- [EXTRACTED MATERIAL]:
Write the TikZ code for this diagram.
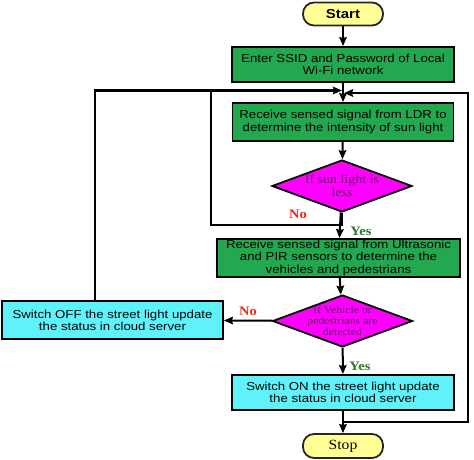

==

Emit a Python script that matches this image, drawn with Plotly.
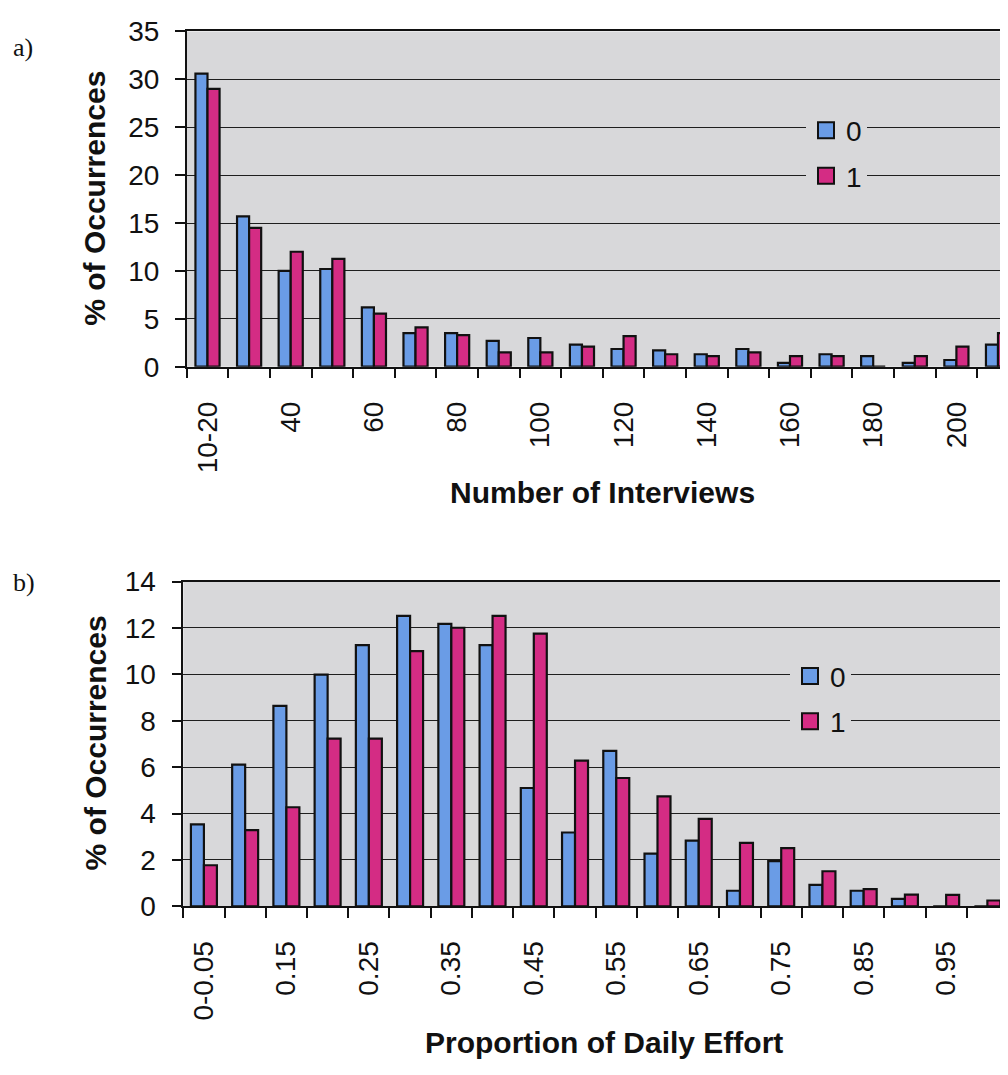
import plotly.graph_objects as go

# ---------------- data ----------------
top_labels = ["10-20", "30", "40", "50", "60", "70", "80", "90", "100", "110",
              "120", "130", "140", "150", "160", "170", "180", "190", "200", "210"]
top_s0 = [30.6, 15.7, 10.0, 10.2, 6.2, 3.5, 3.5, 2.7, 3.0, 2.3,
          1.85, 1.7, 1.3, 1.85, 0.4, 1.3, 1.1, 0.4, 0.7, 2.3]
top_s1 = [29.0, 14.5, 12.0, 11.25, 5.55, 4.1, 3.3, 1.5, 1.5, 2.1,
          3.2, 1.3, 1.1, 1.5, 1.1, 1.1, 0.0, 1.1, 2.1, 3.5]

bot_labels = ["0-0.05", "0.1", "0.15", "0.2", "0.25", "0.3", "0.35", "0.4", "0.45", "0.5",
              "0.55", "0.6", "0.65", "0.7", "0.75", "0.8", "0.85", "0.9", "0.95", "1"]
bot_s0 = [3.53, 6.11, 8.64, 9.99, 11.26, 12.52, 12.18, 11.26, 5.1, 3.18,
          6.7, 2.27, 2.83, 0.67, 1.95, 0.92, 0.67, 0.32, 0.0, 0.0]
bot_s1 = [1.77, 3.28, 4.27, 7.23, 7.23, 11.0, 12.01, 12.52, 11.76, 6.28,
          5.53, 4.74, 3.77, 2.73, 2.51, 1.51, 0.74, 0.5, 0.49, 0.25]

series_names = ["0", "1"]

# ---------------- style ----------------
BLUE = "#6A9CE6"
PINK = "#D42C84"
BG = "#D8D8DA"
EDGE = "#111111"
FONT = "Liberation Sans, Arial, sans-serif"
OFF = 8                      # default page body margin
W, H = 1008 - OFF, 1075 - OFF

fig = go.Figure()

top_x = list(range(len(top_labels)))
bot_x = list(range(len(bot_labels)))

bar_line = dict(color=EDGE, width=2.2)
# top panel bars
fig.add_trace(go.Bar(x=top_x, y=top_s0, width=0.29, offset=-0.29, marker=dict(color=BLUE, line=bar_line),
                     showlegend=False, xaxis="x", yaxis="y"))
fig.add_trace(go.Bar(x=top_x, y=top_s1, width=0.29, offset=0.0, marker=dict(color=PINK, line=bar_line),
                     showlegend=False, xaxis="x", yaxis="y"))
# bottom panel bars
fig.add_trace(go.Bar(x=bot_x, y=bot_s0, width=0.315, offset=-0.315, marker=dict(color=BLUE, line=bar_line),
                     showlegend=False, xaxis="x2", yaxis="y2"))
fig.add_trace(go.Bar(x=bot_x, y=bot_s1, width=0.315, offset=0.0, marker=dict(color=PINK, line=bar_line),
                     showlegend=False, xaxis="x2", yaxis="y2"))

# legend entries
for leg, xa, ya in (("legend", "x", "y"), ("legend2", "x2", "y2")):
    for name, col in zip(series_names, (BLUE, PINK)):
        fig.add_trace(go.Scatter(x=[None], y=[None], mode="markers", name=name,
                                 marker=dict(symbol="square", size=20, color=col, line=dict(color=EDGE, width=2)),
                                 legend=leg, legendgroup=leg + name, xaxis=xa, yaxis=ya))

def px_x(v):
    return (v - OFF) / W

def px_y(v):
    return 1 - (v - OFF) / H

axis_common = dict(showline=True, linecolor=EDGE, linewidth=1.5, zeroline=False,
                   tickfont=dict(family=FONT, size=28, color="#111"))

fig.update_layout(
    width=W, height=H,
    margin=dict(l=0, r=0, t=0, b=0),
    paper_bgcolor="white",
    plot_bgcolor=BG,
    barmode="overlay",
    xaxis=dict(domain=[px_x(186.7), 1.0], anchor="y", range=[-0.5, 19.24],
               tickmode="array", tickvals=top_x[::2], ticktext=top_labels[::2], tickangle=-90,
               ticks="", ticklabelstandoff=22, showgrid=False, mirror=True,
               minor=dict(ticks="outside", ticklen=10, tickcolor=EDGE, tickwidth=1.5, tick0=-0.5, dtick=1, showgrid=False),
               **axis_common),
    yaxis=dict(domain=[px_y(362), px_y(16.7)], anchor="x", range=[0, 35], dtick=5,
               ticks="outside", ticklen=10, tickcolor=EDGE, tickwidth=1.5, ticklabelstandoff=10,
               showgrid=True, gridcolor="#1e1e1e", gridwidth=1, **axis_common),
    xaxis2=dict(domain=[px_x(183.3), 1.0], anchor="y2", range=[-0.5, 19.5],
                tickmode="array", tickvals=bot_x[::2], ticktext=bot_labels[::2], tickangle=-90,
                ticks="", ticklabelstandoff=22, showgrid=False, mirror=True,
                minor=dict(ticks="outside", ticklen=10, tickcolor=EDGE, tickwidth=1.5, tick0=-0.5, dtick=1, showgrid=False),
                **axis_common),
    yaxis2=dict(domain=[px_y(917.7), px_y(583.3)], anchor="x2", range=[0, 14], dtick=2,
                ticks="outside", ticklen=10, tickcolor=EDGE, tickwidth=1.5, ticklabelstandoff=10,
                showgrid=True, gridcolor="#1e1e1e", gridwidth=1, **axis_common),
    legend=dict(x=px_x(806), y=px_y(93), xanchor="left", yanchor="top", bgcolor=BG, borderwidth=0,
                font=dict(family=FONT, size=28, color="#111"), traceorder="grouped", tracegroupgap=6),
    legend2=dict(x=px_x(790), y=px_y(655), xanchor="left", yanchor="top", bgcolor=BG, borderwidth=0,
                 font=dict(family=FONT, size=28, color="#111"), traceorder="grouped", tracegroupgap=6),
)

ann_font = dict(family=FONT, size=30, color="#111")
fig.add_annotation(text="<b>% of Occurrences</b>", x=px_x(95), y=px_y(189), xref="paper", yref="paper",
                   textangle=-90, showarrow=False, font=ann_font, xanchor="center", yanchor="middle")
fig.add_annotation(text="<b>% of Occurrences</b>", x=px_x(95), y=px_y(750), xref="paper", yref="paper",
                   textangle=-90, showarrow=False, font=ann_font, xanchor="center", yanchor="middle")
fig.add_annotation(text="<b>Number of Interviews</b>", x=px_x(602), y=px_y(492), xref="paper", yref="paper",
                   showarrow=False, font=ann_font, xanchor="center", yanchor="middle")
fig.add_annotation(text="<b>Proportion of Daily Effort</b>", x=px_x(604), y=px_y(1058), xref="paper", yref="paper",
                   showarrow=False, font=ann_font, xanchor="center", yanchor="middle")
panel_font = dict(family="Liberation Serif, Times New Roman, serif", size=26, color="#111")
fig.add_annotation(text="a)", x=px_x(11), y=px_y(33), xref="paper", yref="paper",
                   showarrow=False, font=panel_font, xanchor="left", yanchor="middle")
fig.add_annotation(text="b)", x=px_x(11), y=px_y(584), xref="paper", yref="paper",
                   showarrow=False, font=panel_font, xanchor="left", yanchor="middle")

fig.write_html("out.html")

- [REQUEST]: Set down the lines running from the one with "Emit a Python" through the one with "fig = go.Figure()", both ends kept, exactly and with no pictures.

- [RESULT]:
Emit a Python script that matches this image, drawn with Plotly.
import plotly.graph_objects as go

# ---------------- data ----------------
top_labels = ["10-20", "30", "40", "50", "60", "70", "80", "90", "100", "110",
              "120", "130", "140", "150", "160", "170", "180", "190", "200", "210"]
top_s0 = [30.6, 15.7, 10.0, 10.2, 6.2, 3.5, 3.5, 2.7, 3.0, 2.3,
          1.85, 1.7, 1.3, 1.85, 0.4, 1.3, 1.1, 0.4, 0.7, 2.3]
top_s1 = [29.0, 14.5, 12.0, 11.25, 5.55, 4.1, 3.3, 1.5, 1.5, 2.1,
          3.2, 1.3, 1.1, 1.5, 1.1, 1.1, 0.0, 1.1, 2.1, 3.5]

bot_labels = ["0-0.05", "0.1", "0.15", "0.2", "0.25", "0.3", "0.35", "0.4", "0.45", "0.5",
              "0.55", "0.6", "0.65", "0.7", "0.75", "0.8", "0.85", "0.9", "0.95", "1"]
bot_s0 = [3.53, 6.11, 8.64, 9.99, 11.26, 12.52, 12.18, 11.26, 5.1, 3.18,
          6.7, 2.27, 2.83, 0.67, 1.95, 0.92, 0.67, 0.32, 0.0, 0.0]
bot_s1 = [1.77, 3.28, 4.27, 7.23, 7.23, 11.0, 12.01, 12.52, 11.76, 6.28,
          5.53, 4.74, 3.77, 2.73, 2.51, 1.51, 0.74, 0.5, 0.49, 0.25]

series_names = ["0", "1"]

# ---------------- style ----------------
BLUE = "#6A9CE6"
PINK = "#D42C84"
BG = "#D8D8DA"
EDGE = "#111111"
FONT = "Liberation Sans, Arial, sans-serif"
OFF = 8                      # default page body margin
W, H = 1008 - OFF, 1075 - OFF

fig = go.Figure()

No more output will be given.